Does the y=None parameter in the forward function of the MyModel class make sense in my case? Please see below for my full model definition. After training my Pyro model, the validiation error is significantly reduced but for some reason the success rate on the test set is not increasing accordingly. I am not sure why this is happening.

Thank you,

# define likelihood function for our Bayesian layer.
class MyModel(PyroModule):
    def __init__(self, model):
        self.model = model

    def forward(self, input_ids, attention_mask,
                token_type_ids, mc_labels = None, y = None):
        # retrieve prediction_scores (`y`).
        if mc_labels != None:
            prediction_scores = self.model(input_ids=input_ids,
                                       token_type_ids = token_type_ids,
            softmax_tensor = nn.Softmax(dim=-1)(prediction_scores)
            # encode the mc_label in a form that is adaquate to
            # use with the Multinomial function.
            if mc_labels == torch.tensor([0]):
                 mc_label_tensor = torch.tensor([[1.,0.,0.,0.]])

            elif mc_labels == torch.tensor([1]):
                 mc_label_tensor = torch.tensor([[0.,1.,0.,0.]])
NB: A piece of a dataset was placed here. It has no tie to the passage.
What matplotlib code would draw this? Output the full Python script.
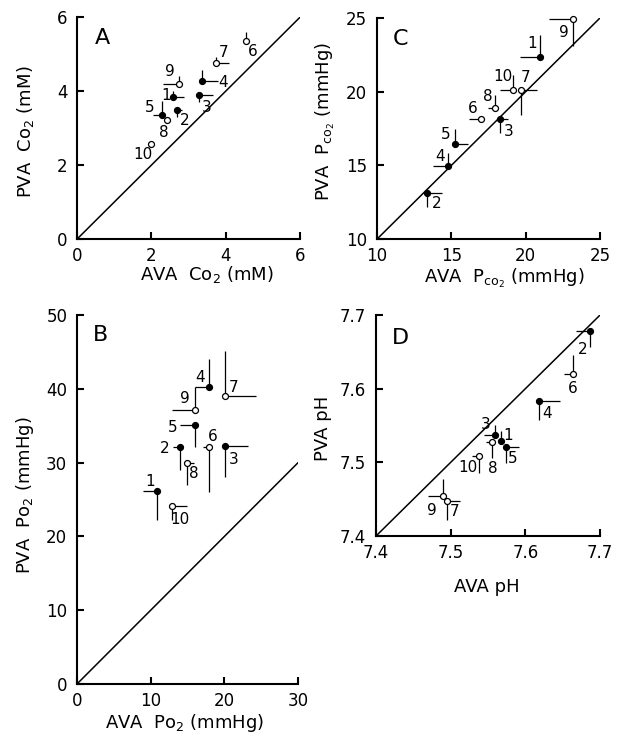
import matplotlib
matplotlib.use("Agg")
import matplotlib.pyplot as plt

plt.rcParams['font.family'] = ['DejaVu Sans']
plt.rcParams['mathtext.fontset'] = 'dejavusans'

# ---------------- data ----------------
point_labels = ['1', '2', '3', '4', '5', '6', '7', '8', '9', '10']
filled = [True, True, True, True, True, False, False, False, False, False]

# Panel A: CO2 content (mM)
A_x = [2.59, 2.68, 3.27, 3.37, 2.28, 4.55, 3.74, 2.41, 2.75, 2.00]
A_y = [3.83, 3.48, 3.89, 4.28, 3.35, 5.36, 4.77, 3.22, 4.18, 2.58]
A_xlo = [0, 0, 0, 0, 0.23, 0, 0, 0, 0.45, 0]
A_xhi = [0.30, 0.15, 0.38, 0.41, 0, 0, 0.36, 0, 0, 0]
A_ylo = [0, 0.17, 0.18, 0, 0, 0, 0, 0, 0, 0]
A_yhi = [0.18, 0, 0, 0.29, 0.39, 0.24, 0.15, 0, 0.23, 0]
A_ticks = [0, 2, 4, 6]
A_ticklabels = ['0', '2', '4', '6']

# Panel B: PO2 (mmHg)
B_x = [10.86, 14.03, 20.05, 17.96, 16.02, 17.96, 20.14, 14.93, 15.97, 12.90]
B_y = [26.1, 32.1, 32.2, 40.2, 35.1, 32.1, 39.0, 30.0, 37.2, 24.1]
B_xlo = [1.9, 1.0, 0, 1.9, 2.0, 0.9, 0, 0, 3.1, 0]
B_xhi = [0, 0, 3.1, 0, 0, 0, 4.1, 1.0, 0, 2.0]
B_ylo = [3.9, 3.1, 4.1, 0, 3.0, 6.1, 0, 3.0, 0, 1.9]
B_yhi = [0, 0, 0, 3.8, 0, 0, 6.1, 0, 3.0, 0]
B_xticks = [0, 10, 20, 30]
B_xticklabels = ['0', '10', '20', '30']
B_yticks = [0, 10, 20, 30, 40, 50]
B_yticklabels = ['0', '10', '20', '30', '40', '50']

# Panel C: PCO2 (mmHg)
C_x = [20.96, 13.38, 18.27, 14.80, 15.25, 16.97, 19.68, 17.96, 23.16, 19.17]
C_y = [22.34, 13.14, 18.15, 14.96, 16.45, 18.15, 20.12, 18.87, 24.92, 20.12]
C_xlo = [1.34, 0, 0, 1.01, 0, 0.76, 0, 0.47, 1.57, 0.90]
C_xhi = [0, 0.97, 0.56, 0, 0.89, 0, 1.06, 0, 0, 0]
C_ylo = [0, 0.95, 0.93, 0, 0, 0, 1.70, 0, 1.86, 0]
C_yhi = [1.51, 0, 0, 0.90, 1.00, 0, 0, 0.91, 0, 1.01]
C_ticks = [10, 15, 20, 25]
C_ticklabels = ['10', '15', '20', '25']

# Panel D: pH
D_x = [7.568, 7.686, 7.559, 7.618, 7.574, 7.664, 7.495, 7.556, 7.490, 7.538]
D_y = [7.529, 7.679, 7.5375, 7.584, 7.521, 7.620, 7.447, 7.527, 7.454, 7.509]
D_xlo = [0, 0.018, 0.014, 0, 0, 0.012, 0, 0.009, 0.021, 0.010]
D_xhi = [0, 0, 0, 0.029, 0.018, 0, 0.0175, 0, 0, 0]
D_ylo = [0, 0.023, 0, 0.026, 0.0215, 0, 0.025, 0.0215, 0, 0.024]
D_yhi = [0.014, 0, 0.0135, 0, 0, 0.026, 0, 0, 0.023, 0]
D_ticks = [7.4, 7.5, 7.6, 7.7]
D_ticklabels = ['7.4', '7.5', '7.6', '7.7']

# label offsets (pixels) relative to each point
A_off = [(-7, 2), (8, -10), (8, -12), (21, -2), (-12, 8), (7, -11), (7, 10), (-3, -13), (-9, 13), (-8, -11)]
B_off = [(-7, 10), (-16, -1), (9, -13), (-9, 10), (-22, -2), (3, 11), (8, 9), (7, -11), (-10, 11), (8, -13)]
C_off = [(-8, 14), (9, -11), (9, -13), (-8, 9), (-9, 10), (-8, 10), (5, 12), (-8, 12), (-9, -13), (-10, 13)]
D_off = [(7, 6), (-7, -19), (-9, 10), (8, -13), (7, -12), (0, -15), (8, -10), (0, -26), (-11, -14), (-11, -12)]

# ---------------- figure ----------------
fig = plt.figure(figsize=(6.18, 7.45), dpi=100)

axA = fig.add_axes([0.1246, 0.679, 0.361, 0.298])
axC = fig.add_axes([0.610, 0.679, 0.361, 0.297])
axB = fig.add_axes([0.1246, 0.0819, 0.3576, 0.495])
axD = fig.add_axes([0.6084, 0.2805, 0.3625, 0.2966])


def style(ax, xl, yl, xticks, xtl, yticks, ytl):
    ax.set_xlim(*xl)
    ax.set_ylim(*yl)
    for s in ['top', 'right']:
        ax.spines[s].set_visible(False)
    for s in ['left', 'bottom']:
        ax.spines[s].set_linewidth(1.5)
    ax.set_xticks(xticks)
    ax.set_xticklabels(xtl)
    ax.set_yticks(yticks)
    ax.set_yticklabels(ytl)
    ax.tick_params(direction='in', length=5, width=1.5, labelsize=12)
    ax.tick_params(axis='x', pad=6)
    ax.tick_params(axis='y', pad=7)


def draw(ax, x, y, xlo, xhi, ylo, yhi, offs, lo, hi):
    ax.plot([lo, hi], [lo, hi], color='black', lw=1.1, zorder=1)
    for i in range(len(x)):
        ax.errorbar(x[i], y[i], xerr=[[xlo[i]], [xhi[i]]], yerr=[[ylo[i]], [yhi[i]]],
                    fmt='o', ms=4.3, mec='black', mew=0.9,
                    mfc='black' if filled[i] else 'white',
                    ecolor='black', elinewidth=0.9, capsize=0, zorder=3, clip_on=False)
        ax.annotate(point_labels[i], (x[i], y[i]), xytext=offs[i], textcoords='offset pixels',
                    ha='center', va='center', fontsize=11)


draw(axA, A_x, A_y, A_xlo, A_xhi, A_ylo, A_yhi, A_off, 0, 6)
style(axA, (0, 6), (0, 6), A_ticks, A_ticklabels, A_ticks, A_ticklabels)
axA.text(0.08, 0.905, 'A', transform=axA.transAxes, fontsize=16, ha='left', va='center')
axA.set_xlabel(r'AVA  Co$_2$ (mM)', fontsize=13, va='center')
axA.xaxis.set_label_coords(0.583, -0.16)
axA.set_ylabel(r'PVA  Co$_2$ (mM)', fontsize=13, va='center')
axA.yaxis.set_label_coords(-0.233, 0.483)

draw(axC, C_x, C_y, C_xlo, C_xhi, C_ylo, C_yhi, C_off, 10, 25)
style(axC, (10, 25), (10, 25), C_ticks, C_ticklabels, C_ticks, C_ticklabels)
axC.text(0.072, 0.905, 'C', transform=axC.transAxes, fontsize=16, ha='left', va='center')
axC.set_xlabel(r'AVA  P$_{\mathregular{co}_2}$ (mmHg)', fontsize=13, va='center')
axC.xaxis.set_label_coords(0.57, -0.176)
axC.set_ylabel(r'PVA  P$_{\mathregular{co}_2}$ (mmHg)', fontsize=13, va='center')
axC.yaxis.set_label_coords(-0.229, 0.531)

draw(axB, B_x, B_y, B_xlo, B_xhi, B_ylo, B_yhi, B_off, 0, 30)
style(axB, (0, 30), (0, 50), B_xticks, B_xticklabels, B_yticks, B_yticklabels)
axB.text(0.072, 0.946, 'B', transform=axB.transAxes, fontsize=16, ha='left', va='center')
axB.set_xlabel(r'AVA  Po$_2$ (mmHg)', fontsize=13, va='center')
axB.xaxis.set_label_coords(0.489, -0.106)
axB.set_ylabel(r'PVA  Po$_2$ (mmHg)', fontsize=13, va='center')
axB.yaxis.set_label_coords(-0.235, 0.512)

draw(axD, D_x, D_y, D_xlo, D_xhi, D_ylo, D_yhi, D_off, 7.4, 7.7)
style(axD, (7.4, 7.7), (7.4, 7.7), D_ticks, D_ticklabels, D_ticks, D_ticklabels)
axD.text(0.07, 0.895, 'D', transform=axD.transAxes, fontsize=16, ha='left', va='center')
axD.set_xlabel('AVA pH', fontsize=13, va='center')
axD.xaxis.set_label_coords(0.494, -0.229)
axD.set_ylabel('PVA pH', fontsize=13, va='center')
axD.yaxis.set_label_coords(-0.238, 0.489)

fig.savefig('out.png', dpi=100)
            elif mc_labels == torch.tensor([2]):
                 mc_label_tensor = torch.tensor([[0.,0.,1.,0.]])

            elif mc_labels == torch.tensor([3]):
                 mc_label_tensor = torch.tensor([[0.,0.,0.,1.]])
            prediction_scores = self.model(input_ids=input_ids,
                                    token_type_ids = token_type_ids)[1]
            softmax_tensor = nn.Softmax(dim=-1)(prediction_scores)
            mc_label_tensor = None
        # for each question, we choose the `y` from 4 classes (mc options).
        # Hence, the multinomial distribution with total_size =1 and
        # prob = nn.softmax(prediction_scores) is adequate for our likelihood.
        return pyro.sample("y",
                    dist.Multinomial(1, probs = softmax_tensor),
                    obs = mc_label_tensor)

If you set mc_labels=None, you will be able to return samples at sample site "y". I don’t see where the input y plays in your model.